Standard abbreviations
- ISO 4: Hisp. Rev.

Indexing
- ISSN: 0018-2176 (print) 1553-0639 (web)
- LCCN: 34028948
- JSTOR: 00182176
- OCLC no.: 1752093

Links
- Journal homepage; Online access at Project MUSE;

= Hispanic Review =

Published in Philadelphia, the Hispanic Review is the oldest peer-reviewed academic journal dedicated to research in Hispanic, Catalan, Gallego and Luso-Brazilian literature and culture published in North America. The journal has been published continuously since 1933 (except for a brief hiatus during World War II). Following a recommendation of the Modern Association of America, the journal was created in 1933 to replace the French journal Revue Hispanique that had just stopped publication.

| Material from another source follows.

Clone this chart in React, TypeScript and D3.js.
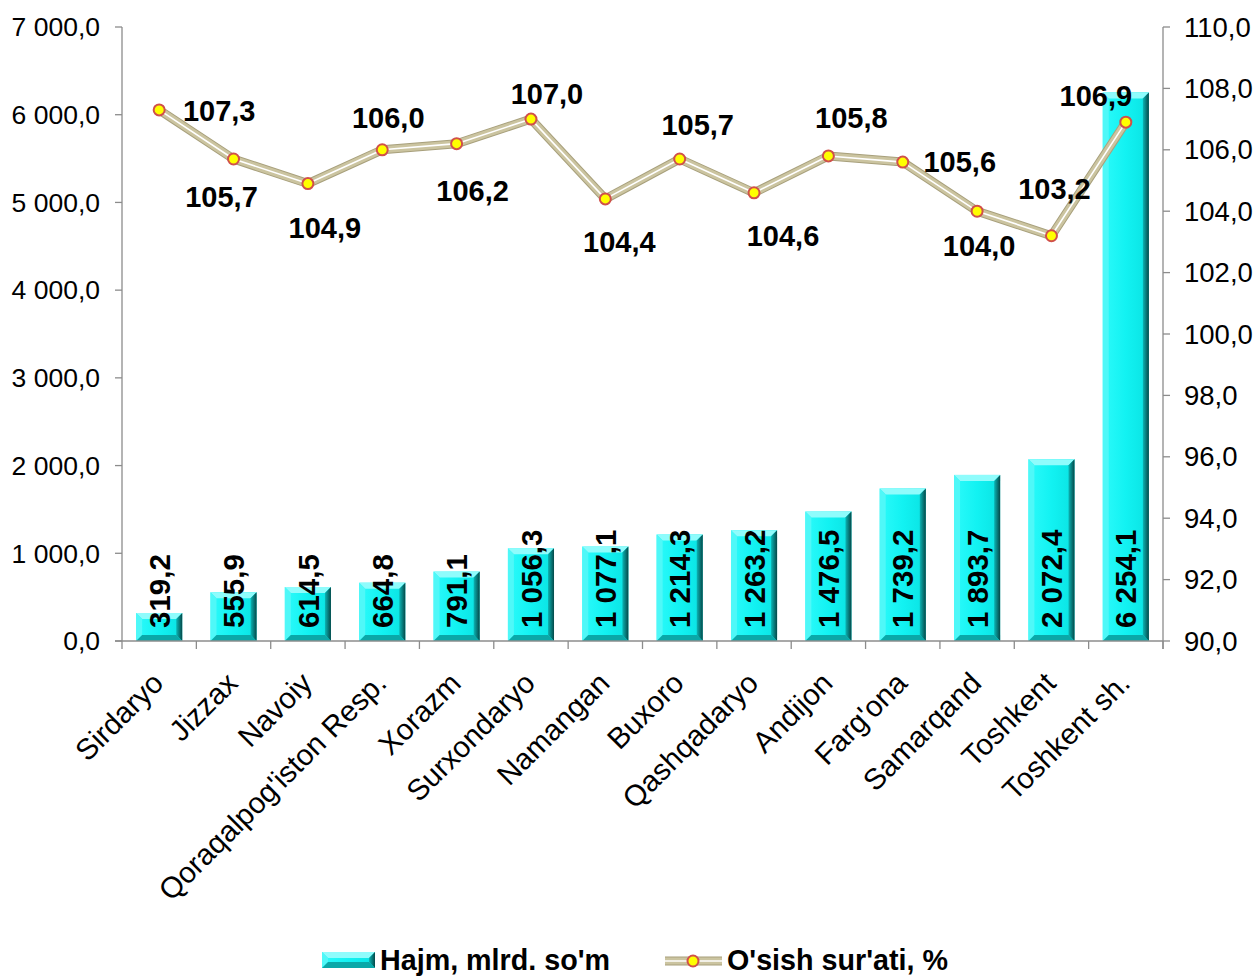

From its creation in 1933 until 2022, the journal was edited by the Department of Romance Languages at the University of Pennsylvania. After the department dissolved in 2022, the Department of Spanish and Portuguese at PENN now publishes the journal.

The journal is published quarterly by the University of Pennsylvania Press. It is available online through Project MUSE and JSTOR. The current general editor is Professor Jorge Téllez, Associate Professor of Spanish and Portuguese at the University of Pennsylvania. Past General Editors include Russell P. Sebold, the longest-serving editor, having directed the journal continuously for over twenty-nine years, and Ignacio Javier López, who served as General Editor for sixteen years. Román de la Campa, Barbara Fuchs, and Michael Solomon have also served as General Editors.

Current issues of the journal are available electronically through Project MUSE; earlier issues can be found through JSTOR.